Strange as it may seem, that men like Ponce, Zuñiga, and the other leading expeditionists should be glad of an opportunity to risk their lives and fortunes in the pursuit of a chimera, it must be remembered that the island of Bemini itself was not a chimera.

The followers of Columbus, the majority of them ignorant and credulous, had seen a mysterious new world rise, as it were, from the depths of the ocean. As the islands, one after the other, appeared before their astonished eyes, they discovered real marvels each day. The air, the land, the sea, were full of them. The natives pointed in different directions and spoke of other islands, and the adventurers' imaginations peopled them with fancied wonders. There was, according to an old legend, a fountain of perennial youth somewhere in the world, and where was it more likely to be found than in this hitherto unknown part of it?

Ponce and his companions believed in its existence as firmly as, some years later, Ferdinand Pizarro believed in the existence of El Dorado and the golden lake of Parimé.

The expedition touched at Guanakáni on the 14th of March, and on the 27th discovered what Ponce believed to be the island of which he was in search. On April 2d Ponce landed and took possession in the king's name. The native name of the island was Cansio or Cautix, but the captain named it "la Florida," some say because he found it covered with the flowers of spring; others, because he had discovered it on Resurrection day, called "Pascua Florida" by the Spanish Catholics.

The land was inhabited by a branch of the warlike Seminole Indians, who disputed the Spaniards' advance into the interior. No traces of gold were found, nor did the invaders feel themselves rejuvenated, when, after a wearisome march or fierce fight with the natives, they bathed in, or drank of, the waters of some stream or spring. They had come to a decidedly inhospitable shore, and Ponce, after exploring the eastern and southern littoral, and discovering the Cayos group of small islands, turned back to San Juan, where he arrived in the beginning of October, "looking much older," says the chronicler, "than when he went in search of rejuvenation."

Two years later he sailed for the Peninsula and anchored in Bayona in April, 1514. King Ferdinand received him graciously and conferred on him the titles of Adelantado of Bemini and la Florida, with civil and criminal jurisdiction on land and sea. He also made him commander of the fleet for the destruction of the Caribs, and perpetual "regidor" (prefect) of San Juan Bautista de Puerto Rico. This last surname for the island began to be used in official documents about this time (October, 1514).

The fleet for the destruction of the Caribs consisted of three caravels. With these, Ponce sailed from Bétis on May 14, 1515,[24] and reached the Leeward Islands in due course. In Guadeloupe, one of the Carib strongholds, he landed a number of men without due precaution. They were attacked by the natives. Fifteen of them were wounded, four of whom died. Some women who had been sent ashore to wash the soiled linen were carried off. Ponce's report of the event was laconic: "I wrote from San Lucas and from la Palma," he writes to the king (August 7th to 8th). "In Guadeloupe, while taking in water the Indians wounded some of my men. They shall be chastised." Haro, one of the crown officers in San Juan, informed the king afterward of all the circumstances of the affair, and added: "He (Ponce) left the (wounded) men in a deserted island on this side, which is Santa Cruz, and now he sends a captain, instead of going himself …"

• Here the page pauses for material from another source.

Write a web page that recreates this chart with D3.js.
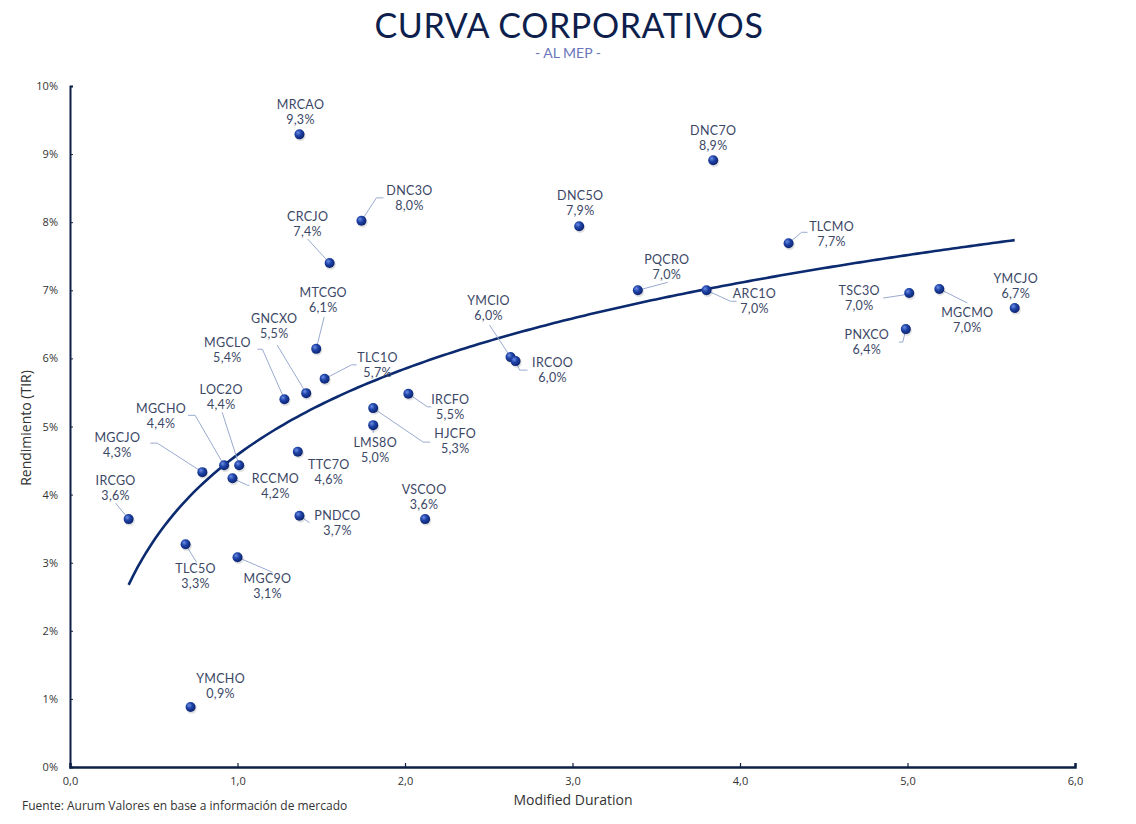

Ponce's third landing occurred June 15, 1515. He found the island in a deplorable condition. Discontent and disorder were rampant. The king had deprived Diego Columbus of the right to distribute Indians (January 23, 1513), and had commissioned Pasamonte to make a new distribution in San Juan. The treasurer had delegated the task to licentiate Sancho Velasquez, who received at the same time power to audit the accounts of all the crown officers. The redistribution was practised in September, 1514, with no better result than the former ones. It was impossible to satisfy the demands of all. The discontented were mostly Ponce's old companions, who overwhelmed the king with protests, while Velasquez defended himself, accusing Ponce and his friends of turbulence and exaggerated ambition.

As a consequence of all this strife and discord, the Indians were turned over from one master to another, distributed like cattle over different parts of the islands, and at each change their lot became worse.

Still, there were large numbers of them that had never yet been subjugated. Some, like the caciques of Humacáo and Daguáo, who occupied the eastern and southeastern parts of the island, had agreed to live on a peace footing with the Spaniards, but Ponce's impolitic proceeding in taking by force ten men from the village of the first-named chief caused him and his neighbor of Daguáo to burn their villages and take to the mountains in revolt. Many other natives had found a comparatively safe refuge in the islands along the coast, and added largely to the precarious situation by pouncing on the Spanish settlements along the coast when least expected. Governor Mendoza undertook a punitive expedition to Vieques, in which the cacique Yaureibó was killed; but the Indians had lost that superstitious dread of the Spaniards and of their weapons that had made them submit at first, and they continued their incursions, impeding the island's progress for more than a century.